We sent BFI Fan Young Consultant Caitlin Lydon to experience some of the She's Curious programme - a season of Film Feels funded activity taking place in Brighton.

One Bum Cinema Club is a curious project, with a name that describes exactly what it is – a tiny cinema, fit for one, showing a selection of hand-picked animations from artists based around the world. This unique little cinema seems the perfect fit then, for a collaboration with She’s Curious: a programme of events showcasing complex female protagonists and female creators, taking place at Depot, Fabrica and The Old Market in Brighton & Hove and Lewes. It's all part of a larger project, Film Feels Curious - a UK wide cinema season celebrating the ability of film to transport and inspire new, innovative ideas and conversations, with the hopes of sparking a sense of curiosity within the audience to seek out something unexpected.


I caught up with Paulie Musselwhite, one of the One Bum Cinema Club creators, and Clare Hankinson, Audience Development Manager at Fabrica, to chat about the process of creating the She’s Curious programme, and what they are hoping She’s Curious will achieve. For Clare, one of the major hopes for the programme is that it ignites a confidence in audiences to see different kinds of films, in venues the audience may not have originally sought out: ‘that’s the thing about being curious’ she says:

If you don’t know something, a gentle hand over that barrier can help someone take the first step and try something different.

This is a multi-partner project, unique in just how many voices were involved in its creation, and how each venue wanted to present the programme – what held it all together was the unifying desire to profile and promote a variety of female creative talent. How each partner and venue has explored that desire is wide-reaching and distinct, allowing for a broad range of films to be explored across the programme. 

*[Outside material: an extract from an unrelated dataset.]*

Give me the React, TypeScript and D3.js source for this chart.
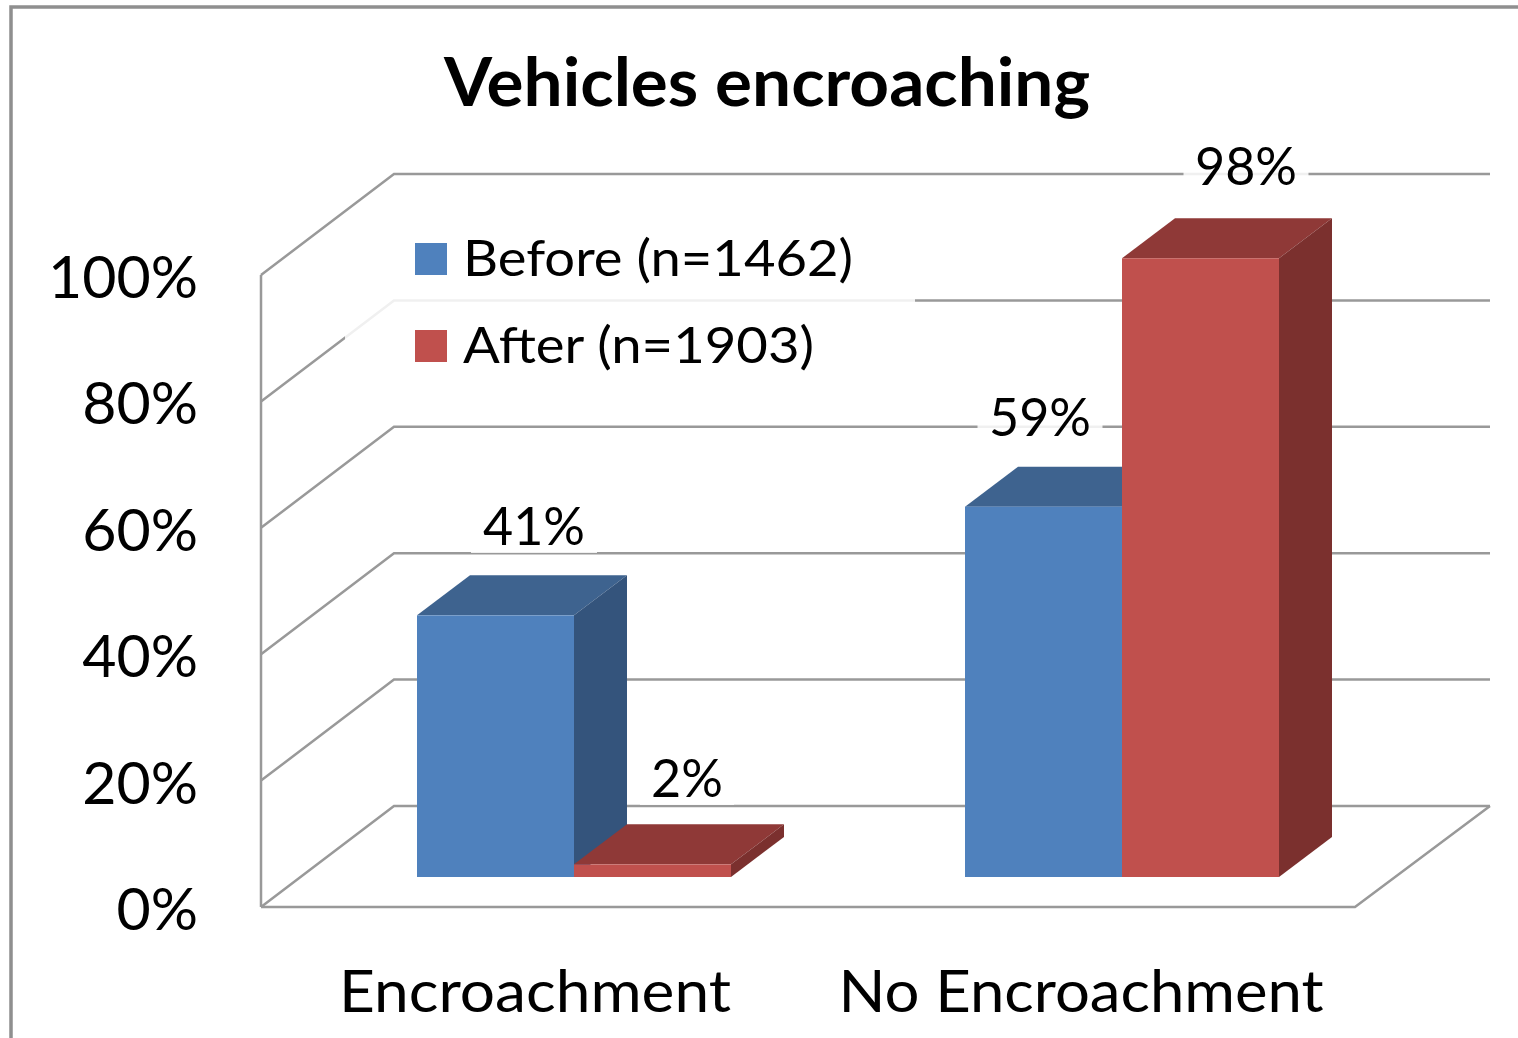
import React from "react";
import * as d3 from "d3";

const categories = ["Encroachment", "No Encroachment"];
const seriesNames = ["Before (n=1462)", "After (n=1903)"];
const before = [41.4, 58.6];
const after = [2, 97.9];
const ticks = [0, 20, 40, 60, 80, 100];
const title = "Vehicles encroaching";

const colors = [
  { front: "#4f81bd", top: "#3e638f", side: "#34547c" },
  { front: "#c0504d", top: "#8f3937", side: "#7b302e" },
];

const yFront = d3.scaleLinear().domain([0, 100]).range([907, 275]);
const depth = { dx: 133, dy: -101 };
const barDepth = { dx: 53, dy: -40 };
const floorFrontY = 877;
const barScale = d3.scaleLinear().domain([0, 100]).range([0, 632]);
const FONT = "Lato, 'Open Sans', sans-serif";
const pct = d3.format(".0f");

export default function App() {
  const barW = 157;
  const gridColor = "#999999";
  const bars = categories.flatMap((c, i) => [
    { c, s: 0, v: before[i], i },
    { c, s: 1, v: after[i], i },
  ]);
  const x0 = (i: number) => (i === 0 ? 417 : 965);
  const labelPos = [
    { v: before[0], x: 534, y: 545, w: 126 },
    { v: after[0], x: 687, y: 797, w: 94 },
    { v: before[1], x: 1040, y: 436, w: 125 },
    { v: after[1], x: 1246, y: 185, w: 125 },
  ];
  return (
    <svg width={1518} height={1038} style={{ position: "absolute", left: 0, top: 0, background: "#fff" }}>
      <rect x={11} y={7} width={1520} height={1040} fill="#fff" stroke="#8f8f8f" strokeWidth={3.5} />
      <text x={767} y={106} textAnchor="middle" fontFamily={FONT} fontWeight={700} fontSize={66} fill="#000" textLength={646} lengthAdjust="spacingAndGlyphs">{title}</text>
      <g fill="none" stroke={gridColor} strokeWidth={2.5}>
        <line x1={261} y1={yFront(0)} x2={261} y2={yFront(100)} />
        {ticks.map((t) => {
          const y = yFront(t);
          return <path key={t} d={`M261,${y}L${261 + depth.dx},${y + depth.dy}L1490,${y + depth.dy}`} />;
        })}
        <path d="M261,907L1355,907L1490,806" />
      </g>
      {/* translucent label backgrounds over the gridlines */}
      <rect x={345} y={290} width={570} height={50} fill="#fff" opacity={0.85} />
      {labelPos.map((l, i) => (
        <rect key={i} x={l.x - l.w / 2} y={l.y - 30} width={l.w} height={38} fill="#fff" opacity={0.85} />
      ))}
      {bars.map((b) => {
        const x = x0(b.i) + b.s * barW;
        const h = barScale(b.v);
        const yt = floorFrontY - h;
        const col = colors[b.s];
        return (
          <g key={b.c + b.s}>
            <path d={`M${x},${yt}L${x + barDepth.dx},${yt + barDepth.dy}L${x + barW + barDepth.dx},${yt + barDepth.dy}L${x + barW},${yt}Z`} fill={col.top} />
            <path d={`M${x + barW},${yt}L${x + barW + barDepth.dx},${yt + barDepth.dy}L${x + barW + barDepth.dx},${floorFrontY + barDepth.dy}L${x + barW},${floorFrontY}Z`} fill={col.side} />
            <rect x={x} y={yt} width={barW} height={h} fill={col.front} />
          </g>
        );
      })}
      <g fontFamily={FONT} fontSize={52} fill="#000" textAnchor="middle">
        {labelPos.map((l, i) => (
          <text key={i} x={l.x} y={l.y}>{pct(l.v)}%</text>
        ))}
      </g>
      <g fontFamily={FONT} fontSize={59} fill="#000" textAnchor="end">
        {ticks.map((t) => (
          <text key={t} x={198} y={yFront(t) + 23}>{t}%</text>
        ))}
      </g>
      <g fontFamily={FONT} fontSize={58} fill="#000" textAnchor="middle">
        <text x={535} y={1012} textLength={392} lengthAdjust="spacingAndGlyphs">{categories[0]}</text>
        <text x={1081} y={1012} textLength={485} lengthAdjust="spacingAndGlyphs">{categories[1]}</text>
      </g>
      {seriesNames.map((n, i) => (
        <g key={n}>
          <rect x={415} y={243 + i * 87} width={32} height={32} fill={colors[i].front} />
          <text x={463} y={276 + i * 87} fontFamily={FONT} fontSize={50} fill="#000" textLength={i === 0 ? 390 : 351} lengthAdjust="spacingAndGlyphs">{n}</text>
        </g>
      ))}
    </svg>
  );
}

From snappy, light-hearted shorts, to dark, surreal features, many of the selected films across the She’s Curious programme tackle female-centric themes and issues, albeit in their own unique way. Lianne Mackessy’s short Filters, shown as part of Oska Bright Film Festival’s shorts programme, stuck out for me – exploring the pressures of social media and the prejudice faced by people with down syndrome with a thoughtful and kind perspective that ultimately aims to uplift the viewer. I found myself particularly drawn to the lighter films on offer, ones that helped me see the world in a new light, or even just made me laugh – this is something that Paulie notes as being one of the goals of One Bum Cinema Club:

It’s a really innocent, fun project – the cinema is there just to make you feel happy, which has been even more important recently– it’s just an unexpected, fun few minutes.”


Even films with technically darker themes were often dealt with in a humorous, light-touch way – films such as Gemma Rigg’s Mattricide, (a stop-motion animation of a woman being hunted by mattresses), and Ginny Jones’ animated short Stalker, (offering up a heart-broken ex, hunting - what appears to be- wild deer). An interesting coincidence too, that both films tackle the issue of stalking, though perhaps not entirely unexpected - this is something that Clare notes as being an interesting part of the programming process:

If you ask women what they’re experiencing, I guess [stalking] is one of them - there’s certainly some interesting themes that have come out through it all.”

It’s worth mentioning that my own current penchant for light-hearted, humorous shorts is not to say that the complex feature films aren’t worth seeking out. Jan Švankmajer’s Alice in particular stands out as a feature worth watching: taking the traditional and well-trodden story of Alice In Wonderland, and turning it into something exciting, disturbing, and entirely new through an innovative combination of live action, puppetry and animation. Similarly thought provoking is Signe Baumane’s Rocks In My Pockets. Described by Baumane as “a funny film about depression”, Rocks In My Pockets takes the viewer on a journey through mental illness and family secrets, with its inventive mix of animations and a sharp, surreal sense of humour.


For people who come to the cinema to engage with exciting ideas and to witness new perspectives, the She’s Curious programme and the unique offerings of One Bum Cinema Club are certainly the perfect way to spend an afternoon. The shorts on offer through the Women Over 50 Film Festival feel particularly apt in telling stories that are often left off screens: captivating tales of women over fifty falling in love, raging in menopause, and, my personal favourite, attempting to break into the brutal world of battle rap. The perspectives highlighted through She’s Curious can also offer the cinema-goer a sense of comfort and belonging - you're sure to find these sorts of feelings after watching films like Wendy Belcher’s hilariously relatable short Things That Annoy Me. There is something for everyone at She’s Curious, and what’s most exciting about this programme is that it might be something you never expected to find.